Furthermore, tracking actually stands in opposition to growing trends both in schools and in technology. Trends in schools today are towards “micro-schools,” small independent schools in which students of all ages are grouped together to learn as a team, focusing on their interests in a Montessori fashion. The explosion of new independent and charter schools have used small class sizes, mixed-age grouping, and personalized systems to reach all students without the need for tracking. These schools have leveraged technology in a manner that allows for students to learn at their own pace, never shutting doors on that student because they couldn’t move “fast enough.” Moving towards a tracked system ignores the massive influence that communications technology and media have, and will continue to have, on education.

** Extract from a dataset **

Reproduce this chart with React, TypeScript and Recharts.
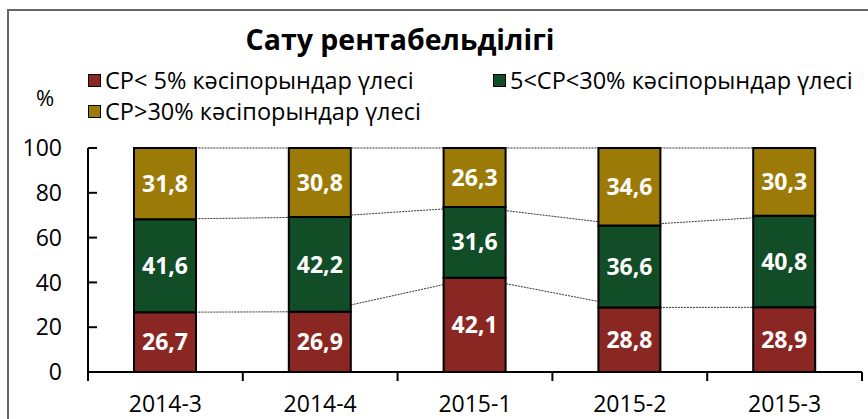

We would not only move further away from progressive education, we’d be moving in the opposite direction of the most innovative schools in the country.

 

Regardless of the evidence, tracking stands in direct opposition to the essential elements of Progressive Education, and when we choose to track students, we move further and further away from our progressive ideals. The choice to track students provides little data-supported benefits for students while doing damage to the school as a whole.

 

As a progressive educator and someone who wants to see success for all students, instead of tracking more classes, I would advocate for a de-tracked approach to everything we teach and learn at FWP, from humanities to the STEM fields, centering our school on the needs of our students, not the needs of subjects. If we truly believe in progressive education, this is our path.